Perhaps nowhere is this potential so evident as in the state of Hawaii, whose isolated power grids could not otherwise risk taking full advantage of the archipelago’s abundant, renewable resource. In fact, with its lush, endless trade winds and growing commitment to wind power, Hawaii’s Big Island is emerging as a laboratory of the future of the technology. As wind power becomes a steadier and more reliable resource, it could help wean power producers all over the state from their dependence on costly imported oil.
But, for now, says Karl Stahlkopf, chief technology officer at Hawaii Electric Co., in Honolulu, even the existing wind farms on the Big Island—putting out just
10 MW, the equivalent of four state-of-the-art wind turbines—make grid controllers hop on days when the palm fronds fly.

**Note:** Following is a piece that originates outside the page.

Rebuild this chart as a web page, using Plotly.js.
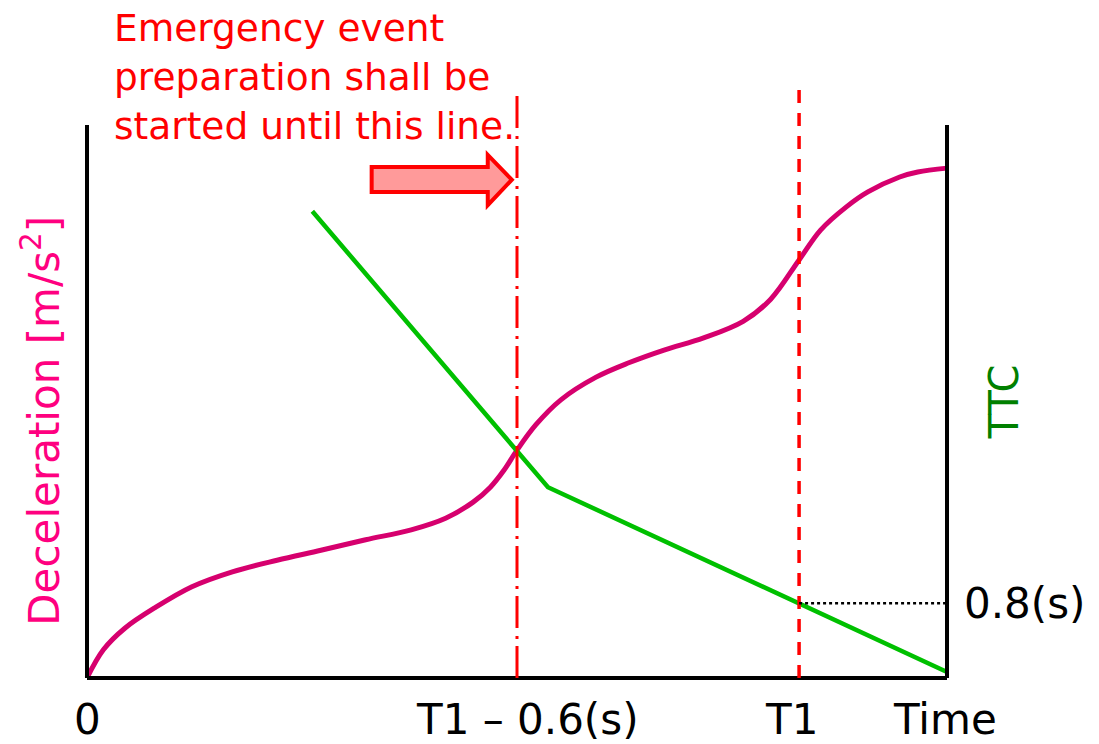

The utility and its contractors plan to build what Stahlkopf calls an ”electronic shock absorber” to buffer the island’s power grids against the wind’s worst behavior. It’s a development that engineers elsewhere are following closely.
The reason is that the solutions to integrating modest levels of wind power on small, isolated grids today may foreshadow the installation of truly large-scale wind power in mainland networks five or 10 years from now. ”What’s happening in the Hawaiian Islands is a peek at the future,” says Bob Zavadil, an expert on wind power at the Arlington, Va.-based power systems analysis firm Electrotek Concepts Inc. ”They’re on the leading edge.” And that’s true not only of the technology but also of the new legal and regulatory conventions between utilities and independent power producers that will be needed before wind energy can truly thrive.
Reactive Power 101
Back on the mainland, wind farms have grown to dozens of turbines and hundreds of megawatts—rivaling the size of conventional power plants. To pave the way for installations like those, engineers had to grapple with the tendency of wind turbines to introduce voltage instability into electrical grids. That tendency follows from the intermittent nature of wind-generated electricity, which waxes and wanes in irregular episodes unrelated to the predictable daily ebb and flow of consumer demand.
To understand the instability issue—and its solution—you’ll need a few basics on the nature of power flows on utility grids. First, recall that these flows consist of both active and reactive power. The difference between them arises from the fact that the wave of alternating current on a power grid almost always leads or lags the voltage wave. In short, inductors, such as the coils in motors or transformers, cause current to lag voltage; capacitors cause current to lead voltage.
Active power is the familiar watts consumed by light bulbs and toasters; it is the product of voltage and the component of current that is in phase with the voltage. Reactive power, measured in volt-amperes reactive, or VARs, is the product of voltage and the out-of-phase component of alternating current. This out-of-phase power is consumed by energetic electric or magnetic fields—for example, in coils in inductive loads, such as motors, and also in the utility’s own transformers. Transmission lines themselves are also inductive. In the case of wind-generated power, this line inductance can be a critical factor, because the turbines are usually far from population centers, strung out across windy plains or even areas out at sea.
Utilities have to pay close attention to reactive power because it determines, along with active power, how the voltage declines, or ”sags,” on an electric network. Utilities must keep voltages very close to rated values because when they fall too low, motors and other inductive loads draw too much current, overheating the equipment and possibly damaging it and other utility gear as well.
Declining voltage on a network is a function of the consumption of both active and reactive power. In other words, if a big load consumes lots of reactive power, it will cause the voltage to sag intolerably unless that reactive load is adequately compensated for. Because these reactive loads are almost always inductive, causing current to lag voltage, utilities must feed them with reactive power in which the reverse is true—with current that leads voltage.
For this they have several options. They can supply reactive power right from the generators themselves, by producing current waveforms that lead voltage. They can also install banks of capacitors close to big inductive loads. As the load rises, relays switch on the capacitor banks to add reactive power.